La autonomía del Fiscal General no es un lujo teórico. Es una necesidad civilizatoria. Porque en su escritorio descansan las decisiones que pueden restaurar o destruir reputaciones, que pueden preservar la confianza pública o alimentar la paranoia colectiva. En tiempos de polarización, de uso faccioso del aparato estatal, de persecuciones selectivas y perdones convenientes, el Fiscal se convierte en la prueba más visible de si la justicia es una institución o una herramienta.

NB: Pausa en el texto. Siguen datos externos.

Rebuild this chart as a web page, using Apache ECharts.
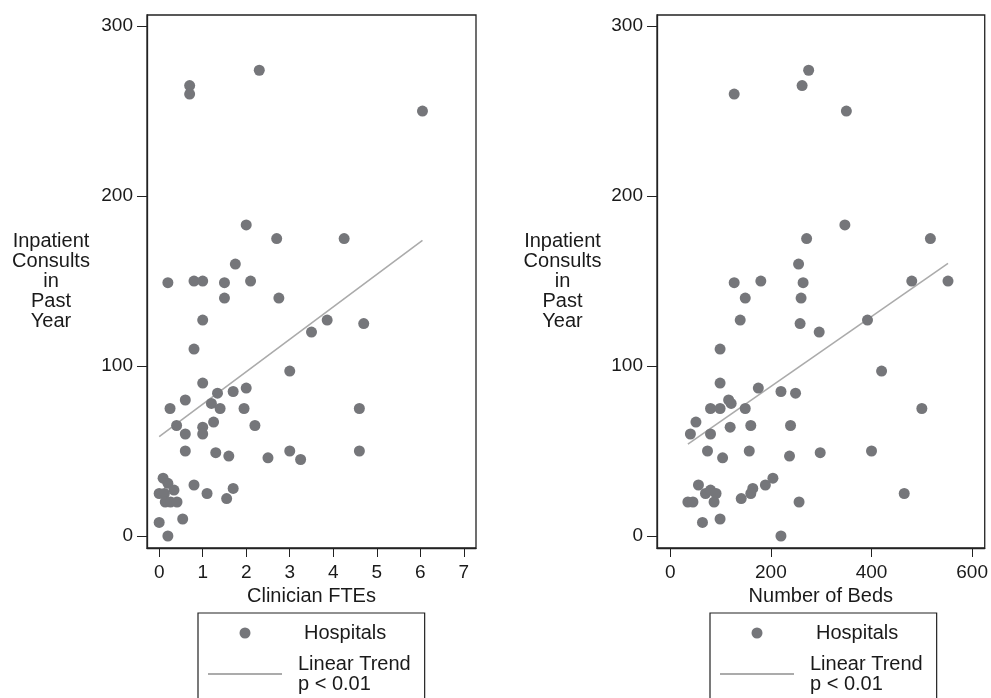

Por eso el modo de su elección no es una formalidad: es el origen del pecado o de la virtud. Si es elegido por cuotas partidistas, por cuotas de género mal entendidas, por recomendaciones de padrinos políticos o por su habilidad para “no molestar demasiado”, entonces no es un fiscal: es un peón. Y un peón en un juego de poder no protege la ley: la arrastra.

Necesitamos un Fiscal que no solo sea independiente, sino también impecable. No en el sentido de una pureza de vitrina, sino de una integridad que no se quiebra bajo presión. Alguien que no se doblegue ante el presidente ni ante la opinión pública; que no ceda ante los medios ni ante los empresarios; que no tema incomodar a sus antiguos aliados si la ley así lo exige. Alguien que, en una época de cinismo institucionalizado, no haya olvidado que la justicia, cuando es auténtica,  es la forma más alta del coraje.

¿Existe una figura así? Tal vez. Pero si existe, difícilmente pasará los filtros de un sistema que prefiere obediencia antes que excelencia, silencio antes que criterio, utilitarismo antes que ética.

Decía Maquiavelo que el arte de gobernar consiste en parecer virtuoso sin serlo. En ese juego de apariencias, el Fiscal General puede volverse el mejor disfraz del autoritarismo: la máscara de legalidad con la que se persigue a los incómodos y se protege a los leales. Pero si alguna esperanza queda, si aún creemos que la justicia puede tener rostro humano y voz firme, entonces debemos exigir que su designación deje de ser una repartija entre cúpulas.

Que el próximo Fiscal no tenga partido, ni amo, ni deuda.

Que no sea elegido por su cercanía con el poder, sino por su lejanía del servilismo.

Que no sea un político con toga, sino un jurista con columna vertebral.

Porque sin justicia, no hay república. Y sin un Fiscal verdaderamente autónomo, la justicia seguirá siendo un mito conveniente.